In opposition to this motion, defendants Frank, and the various Mansion House Redevelopment Companies in which defendant Frank asserts an interest, and the Mansion House Redevelopment Corporations in which he asserts an interest, argue that the limited partners did not have the power to form a successor partnership under the circumstances herein. The argument is totally without support in view of the plain language of the Agreements herein.
Said defendants also assert that Section 6.3 of the Agreements provides that the corporate general partner is to have sixty days after the incapacity of an individual general partner in which to arrange for a new general partner. The amendment of the partnerships herein was filed on September 29, 1976, the sixtieth day. Thus, defendants argue that the limited partners had no power to act. The Court views this argument to be without merit. Although said provision does allow the corporate general partner sixty days in which to find a new general partner, the section is silent on the ability of the limited partners to form a new limited partnership in the event that the sixty days will expire without any success on the part of the corporate general partner. The Court notes that the corporate general partners herein do not assert that they in fact did find a new general partner within that time period. The only evidence on this issue was that defendant Frank attempted to appoint a new general partner but that such appointment was improper and of no force and effect. Accordingly, the Court concludes that the filing of the new limited partnership agreements on the sixtieth day was proper.

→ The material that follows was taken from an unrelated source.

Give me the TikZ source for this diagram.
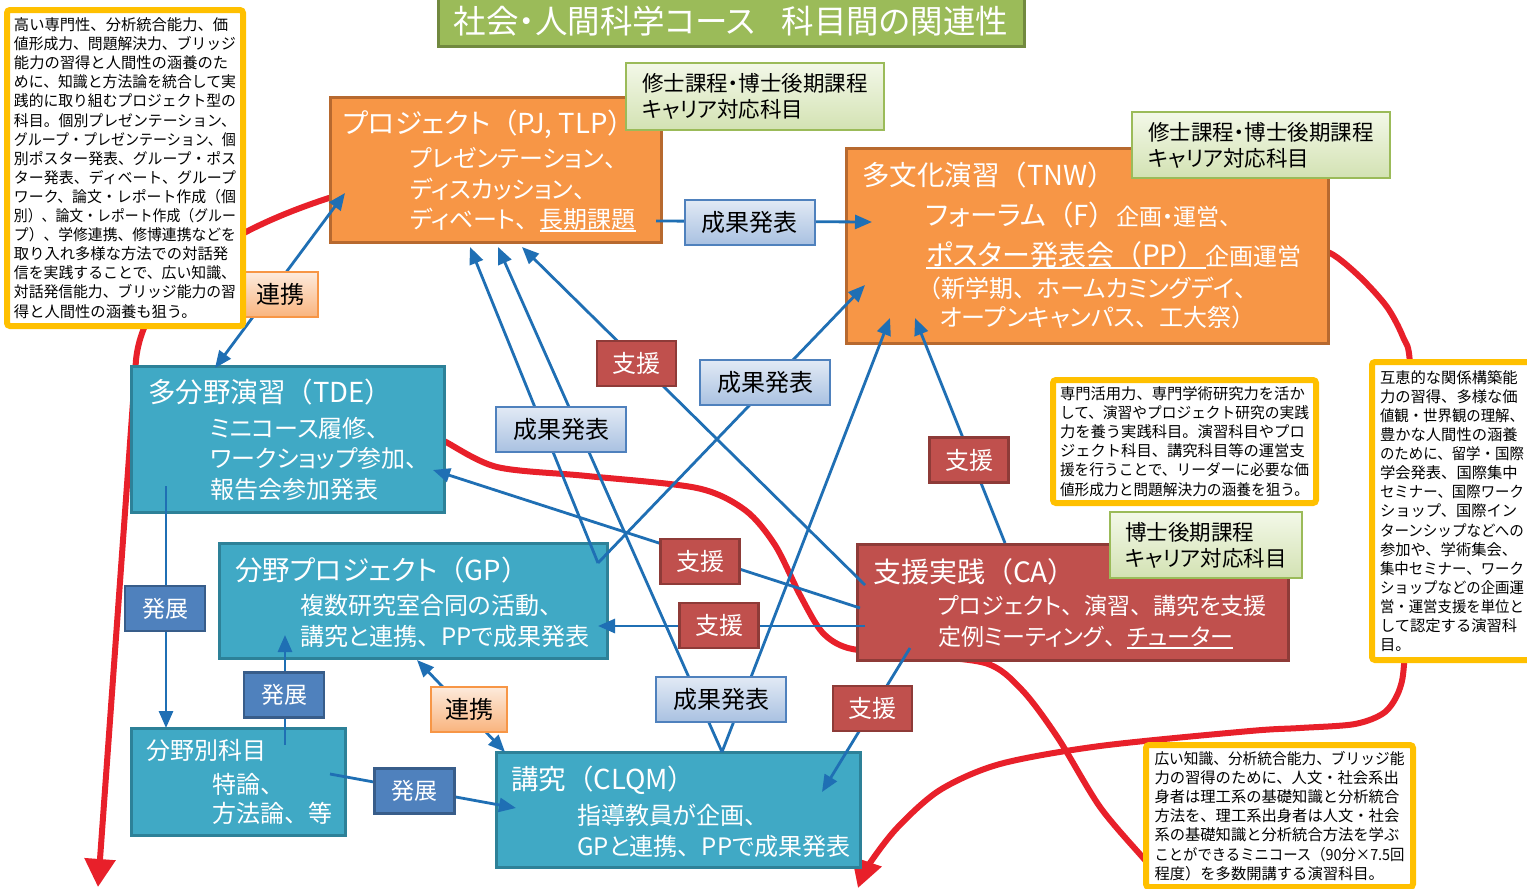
\documentclass[tikz,border=0pt]{standalone}
\usepackage{fontspec}
\usepackage{graphicx}
\setmainfont[RawFeature=+palt]{Noto Sans CJK JP}
\newfontfamily\fw{Noto Sans CJK JP}
\usetikzlibrary{arrows.meta,calc}
\definecolor{orF}{HTML}{F79646}
\definecolor{orB}{HTML}{B7692F}
\definecolor{tlF}{HTML}{40A9C5}
\definecolor{tlB}{HTML}{2D8198}
\definecolor{caF}{HTML}{C0504D}
\definecolor{caB}{HTML}{8E3B38}
\definecolor{gtF}{HTML}{9BBB59}
\definecolor{gtB}{HTML}{71893F}
\definecolor{glT}{HTML}{F3F8E8}
\definecolor{glBt}{HTML}{D3E2B3}
\definecolor{yel}{HTML}{FFC000}
\definecolor{connblue}{HTML}{1F6FB4}
\definecolor{redline}{HTML}{E8202A}
\definecolor{sbT}{HTML}{E2EAF5}
\definecolor{sbBt}{HTML}{A9C1E1}
\definecolor{sbB}{HTML}{4F81BD}
\definecolor{htF}{HTML}{4F81BD}
\definecolor{htB}{HTML}{385D8A}
\definecolor{rkT}{HTML}{FDEBDD}
\definecolor{rkB}{HTML}{F9B47E}
\newcommand\lp{{\fw （}}
\newcommand\rp{{\fw ）}}
\newcommand\tn{{\fw 、}}
\newcommand\fs[2]{\fontsize{#1}{#2}\selectfont}
\newcommand\myul[1]{\leavevmode\setbox0=\hbox{#1}\rlap{\rule[-3.5pt]{\wd0}{1.3pt}}\box0}
\newsavebox\flbox
\newcommand\fl[2]{\sbox\flbox{#2}\ifdim\wd\flbox>#1\relax\resizebox{#1}{\height}{#2}\else\usebox\flbox\fi}
\tikzset{
  box/.style={draw, line width=3pt, inner sep=0pt, outer sep=0pt, anchor=north west},
  orangebox/.style={box, fill=orF, draw=orB},
  tealbox/.style={box, fill=tlF, draw=tlB},
  redbox/.style={box, fill=caF, draw=caB},
  wt/.style={text=white, inner sep=0pt, outer sep=0pt, anchor=base west},
  ttl/.style={wt, font=\fs{27.5}{30}},
  sub/.style={wt, font=\fs{24}{28}},
  glabel/.style={draw=gtF, line width=2pt, top color=glT, bottom color=glBt, align=left, font=\fs{21.5}{26}, text=black, anchor=north west, inner sep=0pt, outer sep=0pt},
  seika/.style={draw=sbB, line width=2pt, top color=sbT, bottom color=sbBt, font=\fs{24}{24}, text=black, minimum width=130pt, minimum height=45pt, inner sep=0pt, outer sep=0pt},
  shien/.style={draw=caB, fill=caF, line width=2.5pt, text=white, font=\fs{24}{24}, minimum width=79pt, minimum height=45pt, inner sep=0pt, outer sep=0pt},
  hatten/.style={draw=htB, fill=htF, line width=2.5pt, text=white, font=\fs{23}{23}, minimum width=80pt, minimum height=45pt, inner sep=0pt, outer sep=0pt},
  renkei/.style={draw=orF, line width=2pt, top color=rkT, bottom color=rkB, text=black, font=\fs{24}{24}, minimum width=76pt, minimum height=45pt, inner sep=0pt, outer sep=0pt},
  ybox/.style={draw=yel, line width=6pt, fill=white, rounded corners=3pt, align=left, font=\fw\fs{15.3}{19.1}, text=black, anchor=north west, inner sep=0pt, outer sep=0pt},
  conn/.style={draw=connblue, line width=2.8pt, -{Triangle[length=17pt,width=14pt]}},
  conn2/.style={draw=connblue, line width=2.8pt, {Triangle[length=17pt,width=14pt]}-{Triangle[length=17pt,width=14pt]}},
  redc/.style={draw=redline, line width=6pt},
  redarrow/.style={redc, -{Triangle[length=28pt,width=30pt]}},
}
\begin{document}
\begin{tikzpicture}[x=1pt,y=-1pt]
\useasboundingbox (0,0) rectangle (1527,889);
\fill[white] (0,0) rectangle (1527,889);

% red curves (behind everything)
\draw[redarrow] (345,193) .. controls (215,232) and (143,290) .. (136,360) -- (98,887);
\draw[redc] plot[smooth] coordinates {(425,432) (444,441) (497,467) (587,476) (697,488) (745,510) (775,545) (800,595) (822,632) (848,648) (900,654) (985,663) (1022,690) (1058,738) (1100,807) (1145,860) (1170,889)};
\draw[redarrow] plot[smooth] coordinates {(1258,222) (1297,246) (1330,253) (1360,277) (1387,307) (1403,337) (1410,365) (1412,500) (1405,650) (1400,688) (1385,712) (1355,724) (1300,728) (1250,731) (1100,746) (1000,764) (940,790) (897,828) (868,866) (858,888)};

% boxes
\node[orangebox, minimum width=331pt, minimum height=145pt] (pj) at (330,97) {};
\node[orangebox, minimum width=482pt, minimum height=195pt] (tnw) at (846,148) {};
\node[tealbox, minimum width=313pt, minimum height=146pt] (tde) at (131,366) {};
\node[tealbox, minimum width=388pt, minimum height=115pt] (gp) at (219,543) {};
\node[tealbox, minimum width=214pt, minimum height=107pt] (bun) at (131,728) {};
\node[tealbox, minimum width=364pt, minimum height=115pt] (clqm) at (496,752) {};
\node[redbox, minimum width=431pt, minimum height=116pt] (ca) at (857,544) {};

% title
\node[draw=gtB, fill=gtF, line width=3pt, minimum width=586pt, minimum height=49pt, anchor=north west, text=white, font=\fs{32.5}{32.5}, inner sep=0pt, outer sep=0pt] (title) at (438,-3) {社会・人間科学コース\hspace{0.8em}科目間の関連性};

% green labels
\node[glabel, minimum width=258pt, minimum height=67pt] (g1) at (626,63) {修士課程・博士後期課程\\キャリア対応科目};
\node[glabel, minimum width=258pt, minimum height=66pt] (g2) at (1132,112) {修士課程・博士後期課程\\キャリア対応科目};
\node[glabel, minimum width=192pt, minimum height=66pt] (g3) at (1110,512) {博士後期課程\\キャリア対応科目};

% texts in boxes
\node[ttl] (pjt) at (343,133) {プロジェクト\lp PJ, TLP\rp};
\node[sub] (pjs1) at (410,167) {プレゼンテーション\tn};
\node[sub] (pjs2) at (410,198) {ディスカッション\tn};
\node[sub] (pjs3) at (410,228) {ディベート\tn\myul{長期課題}};

\node[ttl] (tnwt) at (862,185) {多文化演習\lp TNW\rp};
\node[wt] (tnws1) at (926,225) {{\fs{27.5}{30}フォーラム\lp F\rp}{\fs{23}{26}企画・運営\tn}};
\node[wt] (tnws2) at (926,265) {\myul{\fs{28}{30}ポスター発表会\lp PP\rp}{\fs{24}{26}企画運営}};
\node[wt, font=\fs{24}{28}] (tnws3) at (917,297) {\lp 新学期\tn ホームカミングデイ\tn};
\node[wt, font=\fs{24}{28}] (tnws4) at (940,326) {オープンキャンパス\tn 工大祭\rp};

\node[ttl] (tdet) at (148,402) {多分野演習\lp TDE\rp};
\node[sub] (tdes1) at (210,437) {ミニコース履修\tn};
\node[sub] (tdes2) at (210,467) {ワークショップ参加\tn};
\node[sub] (tdes3) at (210,498) {報告会参加発表};

\node[ttl] (gpt) at (235,580) {分野プロジェクト\lp GP\rp};
\node[sub] (gps1) at (300,614) {複数研究室合同の活動\tn};
\node[sub] (gps2) at (300,645) {講究と連携\tn PPで成果発表};

\node[sub] (bunt) at (146,759) {分野別科目};
\node[sub] (buns1) at (212,793) {特論\tn};
\node[sub] (buns2) at (212,822) {方法論\tn 等};

\node[ttl] (clqmt) at (511,789) {講究\lp CLQM\rp};
\node[sub] (clqms1) at (577,824) {指導教員が企画\tn};
\node[sub] (clqms2) at (577,855) {GPと連携\tn PPで成果発表};

\node[ttl, font=\fs{28}{30}] (cat) at (873,582) {支援実践\lp CA\rp};
\node[sub, font=\fs{23}{28}] (cas1) at (938,614) {プロジェクト\tn 演習\tn 講究を支援};
\node[sub, font=\fs{23}{28}] (cas2) at (938,645) {定例ミーティング\tn\myul{チューター}};

% blue connectors
\draw[conn2] ($(tde.north west)+(84,2)$) -- ($(pj.north west)+(15,96)$);
\draw[conn] ($(pj.north west)+(326,124)$) -- ($(tnw.north west)+(26,74)$);
\draw[conn] ($(gp.north west)+(379,20)$) -- ($(pj.north west)+(140,150)$);
\draw[conn] ($(gp.north west)+(379,20)$) -- ($(tnw.north west)+(19,137)$);
\draw[conn] ($(clqm.north west)+(226,0)$) -- ($(pj.north west)+(168,150)$);
\draw[conn] ($(clqm.north west)+(226,0)$) -- ($(tnw.north west)+(44,170)$);
\draw[conn] ($(ca.north west)+(8,41)$) -- ($(pj.north west)+(192,150)$);
\draw[conn] ($(ca.north west)+(148,-1)$) -- ($(tnw.north west)+(69,170)$);
\draw[conn] ($(ca.north west)+(3,64)$) -- ($(tde.north west)+(302,104)$);
\draw[conn] ($(ca.north west)+(8,82)$) -- ($(gp.north west)+(379,83)$);
\draw[conn] ($(ca.north west)+(53,104)$) -- ($(clqm.north west)+(326,40)$);
\draw[conn] ($(tde.north west)+(35,120)$) -- ($(bun.north west)+(35,0)$);
\draw[conn] ($(bun.north west)+(154,17)$) -- ($(gp.north west)+(66,92)$);
\draw[conn] ($(bun.north west)+(199,46)$) -- ($(clqm.north west)+(20,56)$);
\draw[conn2] ($(gp.north west)+(198,117)$) -- ($(clqm.north west)+(9,0)$);

% labels
\node[renkei] (rk1) at (280,294.5) {連携};
\node[seika] (sk1) at (749.5,222) {成果発表};
\node[shien] (sh1) at (636.5,363.5) {支援};
\node[seika] (sk2) at (765,382.5) {成果発表};
\node[seika] (sk3) at (561,429.5) {成果発表};
\node[shien] (sh2) at (969,460) {支援};
\node[shien] (sh3) at (700,561.5) {支援};
\node[shien] (sh4) at (719,625.5) {支援};
\node[hatten] (ht1) at (165,608.5) {発展};
\node[hatten] (ht2) at (284,695) {発展};
\node[renkei] (rk2) at (469,709) {連携};
\node[seika] (sk4) at (721,699.5) {成果発表};
\node[shien] (sh5) at (872.5,708.5) {支援};
\node[hatten] (ht3) at (414.5,791) {発展};

% yellow boxes
\node[ybox, minimum width=236pt, minimum height=316pt] (yl) at (7,10) {%
\fl{222pt}{高い専門性、分析統合能力、価}\\
\fl{222pt}{値形成力、問題解決力、ブリッジ}\\
\fl{222pt}{能力の習得と人間性の涵養のた}\\
\fl{222pt}{めに、知識と方法論を統合して実}\\
\fl{222pt}{践的に取り組むプロジェクト型の}\\
\fl{222pt}{科目。個別プレゼンテーション、}\\
\fl{222pt}{グループ・プレゼンテーション、個}\\
\fl{222pt}{別ポスター発表、グループ・ポス}\\
\fl{222pt}{ター発表、ディベート、グループ}\\
\fl{222pt}{ワーク、論文・レポート作成（個}\\
\fl{222pt}{別）、論文・レポート作成（グルー}\\
\fl{222pt}{プ）、学修連携、修博連携などを}\\
\fl{222pt}{取り入れ多様な方法での対話発}\\
\fl{222pt}{信を実践することで、広い知識、}\\
\fl{222pt}{対話発信能力、ブリッジ能力の習}\\
\fl{222pt}{得と人間性の涵養も狙う。}};

\node[ybox, minimum width=263pt, minimum height=123pt] (ym) at (1053,380) {%
\fl{249pt}{専門活用力、専門学術研究力を活か}\\
\fl{249pt}{して、演習やプロジェクト研究の実践}\\
\fl{249pt}{力を養う実践科目。演習科目やプロ}\\
\fl{249pt}{ジェクト科目、講究科目等の運営支}\\
\fl{249pt}{援を行うことで、リーダーに必要な価}\\
\fl{249pt}{値形成力と問題解決力の涵養を狙う。}};

\node[ybox, minimum width=160pt, minimum height=298pt] (yr) at (1372,362) {%
\fl{144pt}{互恵的な関係構築能}\\
\fl{144pt}{力の習得、多様な価}\\
\fl{144pt}{値観・世界観の理解、}\\
\fl{144pt}{豊かな人間性の涵養}\\
\fl{144pt}{のために、留学・国際}\\
\fl{144pt}{学会発表、国際集中}\\
\fl{144pt}{セミナー、国際ワーク}\\
\fl{144pt}{ショップ、国際イン}\\
\fl{144pt}{ターンシップなどへの}\\
\fl{144pt}{参加や、学術集会、}\\
\fl{144pt}{集中セミナー、ワーク}\\
\fl{144pt}{ショップなどの企画運}\\
\fl{144pt}{営・運営支援を単位と}\\
\fl{144pt}{して認定する演習科}\\
\fl{144pt}{目。}};

\node[ybox, minimum width=267pt, minimum height=142pt] (yb) at (1146,745) {%
\fl{250pt}{広い知識、分析統合能力、ブリッジ能}\\
\fl{250pt}{力の習得のために、人文・社会系出}\\
\fl{250pt}{身者は理工系の基礎知識と分析統合}\\
\fl{250pt}{方法を、理工系出身者は人文・社会}\\
\fl{250pt}{系の基礎知識と分析統合方法を学ぶ}\\
\fl{250pt}{ことができるミニコース（90分×7.5回}\\
\fl{250pt}{程度）を多数開講する演習科目。}};
\end{tikzpicture}
\end{document}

Lastly, those defendants opposing the motion for summary judgment argue that Section 7.4 of the Limited Partnership Agreements required the consent of all partners in order to amend the same. Frank argues that the successor partnerships could not be formed because defendant Frank did not consent. In view of Section 6.1 of the Agreements, defendant Frank's argument is without merit.
Accordingly, the instant motion for summary judgment will be granted.